# Given entries
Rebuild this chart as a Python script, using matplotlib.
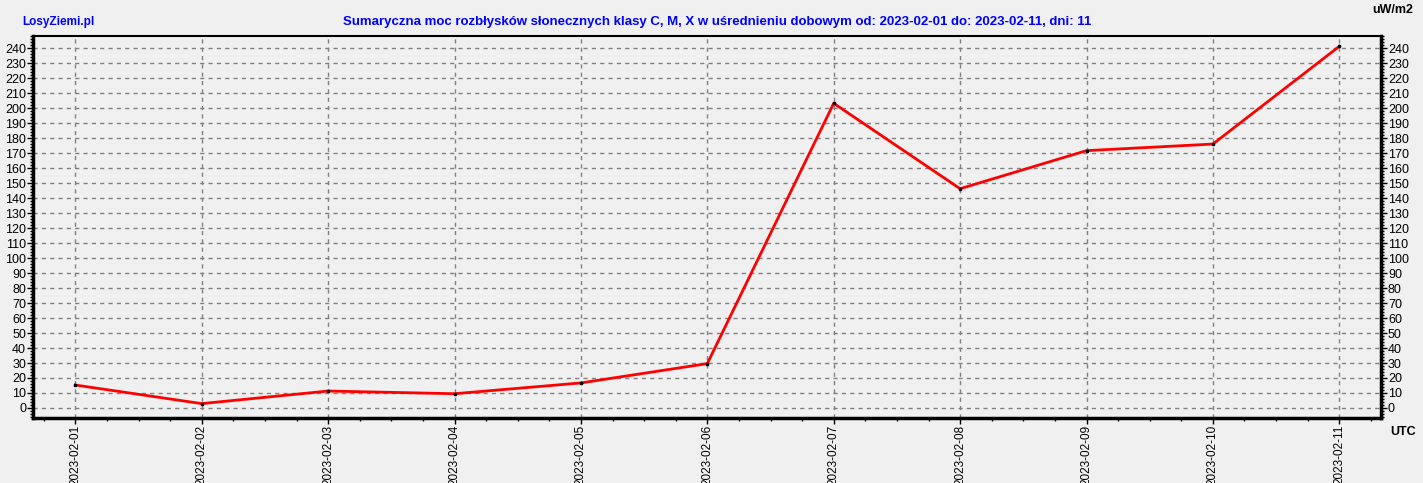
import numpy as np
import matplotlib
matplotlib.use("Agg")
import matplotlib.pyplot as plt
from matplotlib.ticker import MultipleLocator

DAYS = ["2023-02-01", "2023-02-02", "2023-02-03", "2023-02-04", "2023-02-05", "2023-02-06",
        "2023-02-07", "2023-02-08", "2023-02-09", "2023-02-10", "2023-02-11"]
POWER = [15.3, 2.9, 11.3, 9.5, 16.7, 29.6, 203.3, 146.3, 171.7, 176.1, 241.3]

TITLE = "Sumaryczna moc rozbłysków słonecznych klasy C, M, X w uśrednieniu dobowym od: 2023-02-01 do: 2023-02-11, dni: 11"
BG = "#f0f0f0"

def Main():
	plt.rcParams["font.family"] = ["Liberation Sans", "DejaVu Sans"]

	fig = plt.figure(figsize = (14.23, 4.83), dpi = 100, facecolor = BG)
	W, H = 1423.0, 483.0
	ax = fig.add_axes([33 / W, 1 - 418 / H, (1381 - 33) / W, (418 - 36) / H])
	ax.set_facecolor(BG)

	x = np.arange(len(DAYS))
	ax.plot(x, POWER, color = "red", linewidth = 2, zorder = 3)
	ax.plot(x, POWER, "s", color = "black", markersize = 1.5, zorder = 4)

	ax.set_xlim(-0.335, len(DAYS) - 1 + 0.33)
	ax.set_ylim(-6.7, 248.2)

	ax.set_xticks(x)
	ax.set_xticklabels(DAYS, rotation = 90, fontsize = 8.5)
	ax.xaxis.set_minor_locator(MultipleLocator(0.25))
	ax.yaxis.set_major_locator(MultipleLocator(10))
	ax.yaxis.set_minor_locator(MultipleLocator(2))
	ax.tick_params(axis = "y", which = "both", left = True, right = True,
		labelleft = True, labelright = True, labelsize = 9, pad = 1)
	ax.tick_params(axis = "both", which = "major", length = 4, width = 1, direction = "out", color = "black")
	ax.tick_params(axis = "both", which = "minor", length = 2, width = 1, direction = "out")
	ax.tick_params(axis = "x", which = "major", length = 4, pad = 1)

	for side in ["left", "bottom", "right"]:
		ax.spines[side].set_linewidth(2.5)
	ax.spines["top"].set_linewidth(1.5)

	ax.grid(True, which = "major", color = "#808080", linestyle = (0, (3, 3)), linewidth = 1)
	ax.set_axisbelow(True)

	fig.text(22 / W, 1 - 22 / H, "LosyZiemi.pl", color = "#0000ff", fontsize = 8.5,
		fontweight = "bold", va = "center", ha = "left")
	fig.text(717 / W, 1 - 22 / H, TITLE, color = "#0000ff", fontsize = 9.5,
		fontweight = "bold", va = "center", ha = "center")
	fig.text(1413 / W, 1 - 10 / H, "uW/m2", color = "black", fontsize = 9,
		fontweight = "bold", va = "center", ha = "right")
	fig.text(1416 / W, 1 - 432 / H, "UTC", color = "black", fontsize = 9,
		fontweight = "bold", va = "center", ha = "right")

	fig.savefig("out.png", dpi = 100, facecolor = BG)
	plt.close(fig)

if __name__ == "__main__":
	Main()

* * *

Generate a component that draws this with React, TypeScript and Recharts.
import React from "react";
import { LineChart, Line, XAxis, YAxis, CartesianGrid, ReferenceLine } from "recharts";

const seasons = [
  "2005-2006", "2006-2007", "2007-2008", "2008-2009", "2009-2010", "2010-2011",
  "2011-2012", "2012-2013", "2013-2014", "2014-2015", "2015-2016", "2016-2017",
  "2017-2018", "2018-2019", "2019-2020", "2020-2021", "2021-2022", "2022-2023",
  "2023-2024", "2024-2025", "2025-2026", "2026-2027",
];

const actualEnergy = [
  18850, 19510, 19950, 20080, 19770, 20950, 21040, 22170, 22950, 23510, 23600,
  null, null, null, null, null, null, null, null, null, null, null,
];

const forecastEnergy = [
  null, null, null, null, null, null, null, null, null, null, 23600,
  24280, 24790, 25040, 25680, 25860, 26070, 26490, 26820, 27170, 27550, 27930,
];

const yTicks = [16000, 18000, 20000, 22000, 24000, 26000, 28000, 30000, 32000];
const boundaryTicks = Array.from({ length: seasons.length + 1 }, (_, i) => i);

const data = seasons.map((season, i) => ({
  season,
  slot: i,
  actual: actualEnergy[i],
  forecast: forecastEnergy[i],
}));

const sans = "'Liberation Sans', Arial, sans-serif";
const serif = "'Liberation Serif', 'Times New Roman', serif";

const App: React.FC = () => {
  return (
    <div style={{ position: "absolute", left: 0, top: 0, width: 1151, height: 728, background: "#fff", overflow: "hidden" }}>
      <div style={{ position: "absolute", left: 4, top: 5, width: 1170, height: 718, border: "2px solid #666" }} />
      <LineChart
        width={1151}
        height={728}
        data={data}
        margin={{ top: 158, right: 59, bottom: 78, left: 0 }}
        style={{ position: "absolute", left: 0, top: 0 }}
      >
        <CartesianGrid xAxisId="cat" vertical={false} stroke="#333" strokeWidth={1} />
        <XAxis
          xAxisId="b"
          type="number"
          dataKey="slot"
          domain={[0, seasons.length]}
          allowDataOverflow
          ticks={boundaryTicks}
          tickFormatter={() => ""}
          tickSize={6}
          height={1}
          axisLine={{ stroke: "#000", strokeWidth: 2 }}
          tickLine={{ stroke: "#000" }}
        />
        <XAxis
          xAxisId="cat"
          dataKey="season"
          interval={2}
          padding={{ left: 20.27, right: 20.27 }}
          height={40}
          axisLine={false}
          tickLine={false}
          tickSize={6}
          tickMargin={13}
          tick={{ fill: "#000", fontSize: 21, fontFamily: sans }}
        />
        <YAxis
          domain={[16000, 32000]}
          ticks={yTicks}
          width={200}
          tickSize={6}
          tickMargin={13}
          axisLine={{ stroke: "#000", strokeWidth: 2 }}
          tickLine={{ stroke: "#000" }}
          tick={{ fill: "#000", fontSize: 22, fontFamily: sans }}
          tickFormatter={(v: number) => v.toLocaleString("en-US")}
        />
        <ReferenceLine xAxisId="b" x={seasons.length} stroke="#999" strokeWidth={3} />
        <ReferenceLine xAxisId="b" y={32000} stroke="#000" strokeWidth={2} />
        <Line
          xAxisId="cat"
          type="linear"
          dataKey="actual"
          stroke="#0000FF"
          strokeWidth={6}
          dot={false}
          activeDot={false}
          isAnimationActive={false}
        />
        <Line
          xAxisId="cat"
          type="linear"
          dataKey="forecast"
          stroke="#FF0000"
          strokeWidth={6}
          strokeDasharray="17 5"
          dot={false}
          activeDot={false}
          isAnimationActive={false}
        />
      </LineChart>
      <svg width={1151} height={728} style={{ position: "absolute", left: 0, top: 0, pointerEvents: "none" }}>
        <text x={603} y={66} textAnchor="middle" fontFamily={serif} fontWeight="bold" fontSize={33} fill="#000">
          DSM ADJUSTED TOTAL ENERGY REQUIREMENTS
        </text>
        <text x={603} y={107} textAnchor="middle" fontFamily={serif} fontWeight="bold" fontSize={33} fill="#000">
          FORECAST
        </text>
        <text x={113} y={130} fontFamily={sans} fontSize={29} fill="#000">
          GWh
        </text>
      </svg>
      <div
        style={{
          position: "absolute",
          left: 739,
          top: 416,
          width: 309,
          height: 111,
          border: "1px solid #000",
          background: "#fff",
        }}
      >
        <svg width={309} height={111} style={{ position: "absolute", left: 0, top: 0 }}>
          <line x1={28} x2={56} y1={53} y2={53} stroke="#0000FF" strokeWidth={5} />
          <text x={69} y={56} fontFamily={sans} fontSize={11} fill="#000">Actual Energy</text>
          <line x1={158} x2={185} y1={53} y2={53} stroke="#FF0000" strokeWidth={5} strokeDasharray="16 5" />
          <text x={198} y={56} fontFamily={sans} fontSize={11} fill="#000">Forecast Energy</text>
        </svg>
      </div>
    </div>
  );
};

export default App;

# Your task
Pictures in the material above should be skipped; print exactly the lines from the one with "Rebuild this chart" through the one with "from matplotlib.ticker import MultipleLocator".

# Response below
Rebuild this chart as a Python script, using matplotlib.
import numpy as np
import matplotlib
matplotlib.use("Agg")
import matplotlib.pyplot as plt
from matplotlib.ticker import MultipleLocator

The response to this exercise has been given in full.